The tricky political issue (in this particular instance) is if there is a
correlation between the neighborhoods choosing to participate and ethnicity
and Google ends up running fiber to a bunch of white neighborhoods and not to
a bunch of African American neighborhoods.

If the rich white neighborhoods all decided it wasn't worth it no one would
care if Google didn't run fiber to them. Most social scientists would say the
issue of poor not having access is a concern that society should care about.
But if there isn't an ethnicity component I doubt it has any political "heat."

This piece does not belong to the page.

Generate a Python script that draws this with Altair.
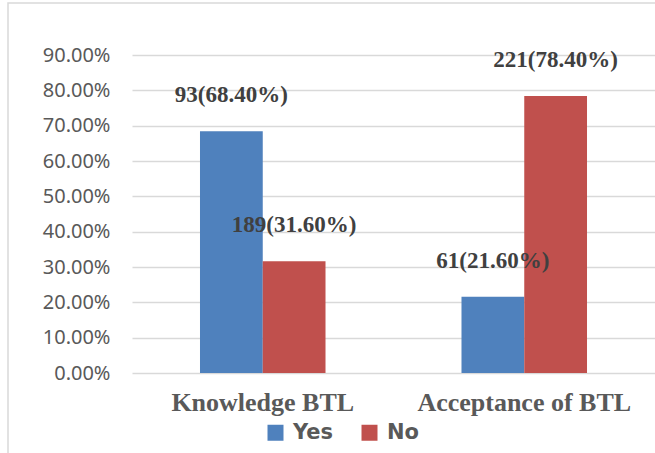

If I was Google and the poor neighborhoods were too underrepresented I would
likely create a some system to make it easier for at least some lower income
areas to get fiber. This is all a bigger game plan for Google - not really an
attempt to get rich off KC. I, and I believe Google, thinks fiber to everyone
is good. It might be Google can't afford to do that given the real economic
conditions. Even in that case hook some up, provided data for the government
to decide if it is a social need worth funding (if it doesn't end up working
without government help).

Google wants to find a solution that shows what they did in KC can be done
across the country. If it is just for the rich 15% that doesn't help Google
much. They want to find a solution that works to get fiber, at reasonable
prices, with net neutrality to a huge portions of the USA (certainly above
70%).

If they need to tweak their starting plan I am pretty sure they will do so.
They are pretty smart most of the time though, they do behave idiotically at
times. Like how horrible their help systems are still (they can't organize
even just the information they create to help people use software they write
even today).

------
hastur
I can hear this guy talking. But is he saying anything?